** Material provided **
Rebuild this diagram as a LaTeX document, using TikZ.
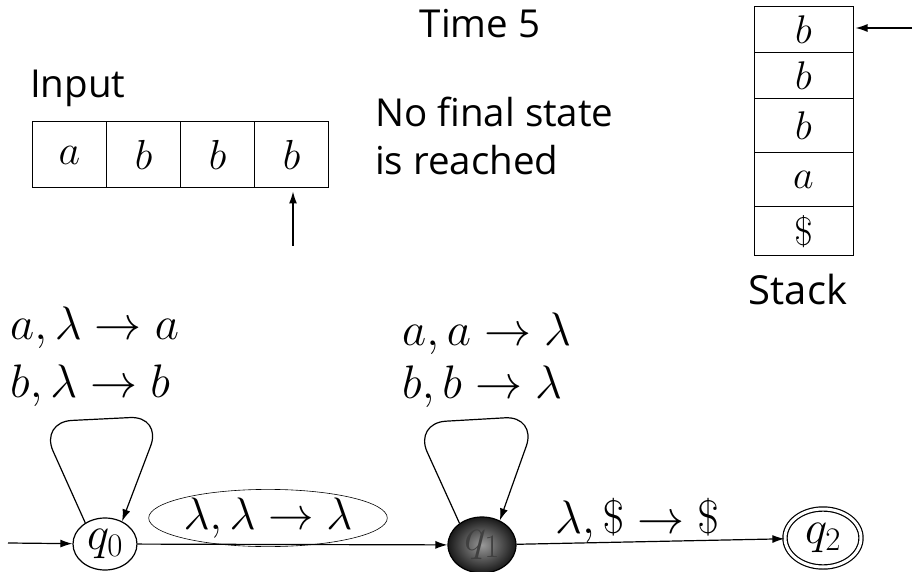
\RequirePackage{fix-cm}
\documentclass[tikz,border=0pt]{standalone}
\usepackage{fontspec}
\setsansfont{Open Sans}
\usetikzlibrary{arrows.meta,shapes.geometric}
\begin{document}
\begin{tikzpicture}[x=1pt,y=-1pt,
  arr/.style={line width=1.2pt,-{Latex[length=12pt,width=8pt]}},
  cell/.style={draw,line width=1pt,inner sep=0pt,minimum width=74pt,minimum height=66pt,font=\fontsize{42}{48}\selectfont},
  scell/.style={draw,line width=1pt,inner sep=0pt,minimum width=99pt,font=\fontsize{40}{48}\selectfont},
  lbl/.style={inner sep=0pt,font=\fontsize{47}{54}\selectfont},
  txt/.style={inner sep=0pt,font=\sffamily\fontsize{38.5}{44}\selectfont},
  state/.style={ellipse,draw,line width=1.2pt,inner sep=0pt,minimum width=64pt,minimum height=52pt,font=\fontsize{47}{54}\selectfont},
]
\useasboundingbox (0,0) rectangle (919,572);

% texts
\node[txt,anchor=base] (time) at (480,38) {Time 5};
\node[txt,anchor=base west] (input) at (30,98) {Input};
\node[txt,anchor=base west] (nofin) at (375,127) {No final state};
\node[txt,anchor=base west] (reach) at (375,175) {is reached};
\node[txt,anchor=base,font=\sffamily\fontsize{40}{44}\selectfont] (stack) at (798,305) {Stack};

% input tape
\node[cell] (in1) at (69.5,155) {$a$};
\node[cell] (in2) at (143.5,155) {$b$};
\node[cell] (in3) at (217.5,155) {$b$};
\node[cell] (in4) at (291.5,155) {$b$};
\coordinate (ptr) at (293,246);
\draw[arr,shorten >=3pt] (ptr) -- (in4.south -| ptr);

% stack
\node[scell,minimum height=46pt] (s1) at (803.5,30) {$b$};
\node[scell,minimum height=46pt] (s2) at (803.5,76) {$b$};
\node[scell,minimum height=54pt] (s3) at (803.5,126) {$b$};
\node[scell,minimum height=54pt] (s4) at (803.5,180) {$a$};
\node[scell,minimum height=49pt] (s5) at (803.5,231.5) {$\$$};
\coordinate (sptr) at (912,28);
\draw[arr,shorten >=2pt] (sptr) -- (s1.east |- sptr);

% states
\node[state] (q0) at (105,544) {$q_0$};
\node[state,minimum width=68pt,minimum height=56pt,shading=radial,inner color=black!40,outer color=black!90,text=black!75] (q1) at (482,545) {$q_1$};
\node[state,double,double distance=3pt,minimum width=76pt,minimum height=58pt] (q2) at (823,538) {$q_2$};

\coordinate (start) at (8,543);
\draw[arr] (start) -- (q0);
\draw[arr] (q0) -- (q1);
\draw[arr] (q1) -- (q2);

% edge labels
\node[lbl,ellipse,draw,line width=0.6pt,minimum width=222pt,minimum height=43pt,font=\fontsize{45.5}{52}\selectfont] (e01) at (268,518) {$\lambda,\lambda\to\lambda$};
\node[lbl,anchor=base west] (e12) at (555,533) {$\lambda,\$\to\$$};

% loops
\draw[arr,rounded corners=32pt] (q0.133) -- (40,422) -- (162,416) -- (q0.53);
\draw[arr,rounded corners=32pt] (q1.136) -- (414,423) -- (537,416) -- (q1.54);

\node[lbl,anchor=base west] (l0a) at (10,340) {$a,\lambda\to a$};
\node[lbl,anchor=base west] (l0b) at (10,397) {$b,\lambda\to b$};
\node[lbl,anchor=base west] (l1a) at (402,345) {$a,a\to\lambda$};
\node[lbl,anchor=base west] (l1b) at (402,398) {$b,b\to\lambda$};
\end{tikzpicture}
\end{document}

** What this task involves **
Leave the images out and output the remaining material exactly as it stands.

** Task response **
Rebuild this diagram as a LaTeX document, using TikZ.
\RequirePackage{fix-cm}
\documentclass[tikz,border=0pt]{standalone}
\usepackage{fontspec}
\setsansfont{Open Sans}
\usetikzlibrary{arrows.meta,shapes.geometric}
\begin{document}
\begin{tikzpicture}[x=1pt,y=-1pt,
  arr/.style={line width=1.2pt,-{Latex[length=12pt,width=8pt]}},
  cell/.style={draw,line width=1pt,inner sep=0pt,minimum width=74pt,minimum height=66pt,font=\fontsize{42}{48}\selectfont},
  scell/.style={draw,line width=1pt,inner sep=0pt,minimum width=99pt,font=\fontsize{40}{48}\selectfont},
  lbl/.style={inner sep=0pt,font=\fontsize{47}{54}\selectfont},
  txt/.style={inner sep=0pt,font=\sffamily\fontsize{38.5}{44}\selectfont},
  state/.style={ellipse,draw,line width=1.2pt,inner sep=0pt,minimum width=64pt,minimum height=52pt,font=\fontsize{47}{54}\selectfont},
]
\useasboundingbox (0,0) rectangle (919,572);

% texts
\node[txt,anchor=base] (time) at (480,38) {Time 5};
\node[txt,anchor=base west] (input) at (30,98) {Input};
\node[txt,anchor=base west] (nofin) at (375,127) {No final state};
\node[txt,anchor=base west] (reach) at (375,175) {is reached};
\node[txt,anchor=base,font=\sffamily\fontsize{40}{44}\selectfont] (stack) at (798,305) {Stack};

% input tape
\node[cell] (in1) at (69.5,155) {$a$};
\node[cell] (in2) at (143.5,155) {$b$};
\node[cell] (in3) at (217.5,155) {$b$};
\node[cell] (in4) at (291.5,155) {$b$};
\coordinate (ptr) at (293,246);
\draw[arr,shorten >=3pt] (ptr) -- (in4.south -| ptr);

% stack
\node[scell,minimum height=46pt] (s1) at (803.5,30) {$b$};
\node[scell,minimum height=46pt] (s2) at (803.5,76) {$b$};
\node[scell,minimum height=54pt] (s3) at (803.5,126) {$b$};
\node[scell,minimum height=54pt] (s4) at (803.5,180) {$a$};
\node[scell,minimum height=49pt] (s5) at (803.5,231.5) {$\$$};
\coordinate (sptr) at (912,28);
\draw[arr,shorten >=2pt] (sptr) -- (s1.east |- sptr);

% states
\node[state] (q0) at (105,544) {$q_0$};
\node[state,minimum width=68pt,minimum height=56pt,shading=radial,inner color=black!40,outer color=black!90,text=black!75] (q1) at (482,545) {$q_1$};
\node[state,double,double distance=3pt,minimum width=76pt,minimum height=58pt] (q2) at (823,538) {$q_2$};

\coordinate (start) at (8,543);
\draw[arr] (start) -- (q0);
\draw[arr] (q0) -- (q1);
\draw[arr] (q1) -- (q2);

% edge labels
\node[lbl,ellipse,draw,line width=0.6pt,minimum width=222pt,minimum height=43pt,font=\fontsize{45.5}{52}\selectfont] (e01) at (268,518) {$\lambda,\lambda\to\lambda$};
\node[lbl,anchor=base west] (e12) at (555,533) {$\lambda,\$\to\$$};

% loops
\draw[arr,rounded corners=32pt] (q0.133) -- (40,422) -- (162,416) -- (q0.53);
\draw[arr,rounded corners=32pt] (q1.136) -- (414,423) -- (537,416) -- (q1.54);

\node[lbl,anchor=base west] (l0a) at (10,340) {$a,\lambda\to a$};
\node[lbl,anchor=base west] (l0b) at (10,397) {$b,\lambda\to b$};
\node[lbl,anchor=base west] (l1a) at (402,345) {$a,a\to\lambda$};
\node[lbl,anchor=base west] (l1b) at (402,398) {$b,b\to\lambda$};
\end{tikzpicture}
\end{document}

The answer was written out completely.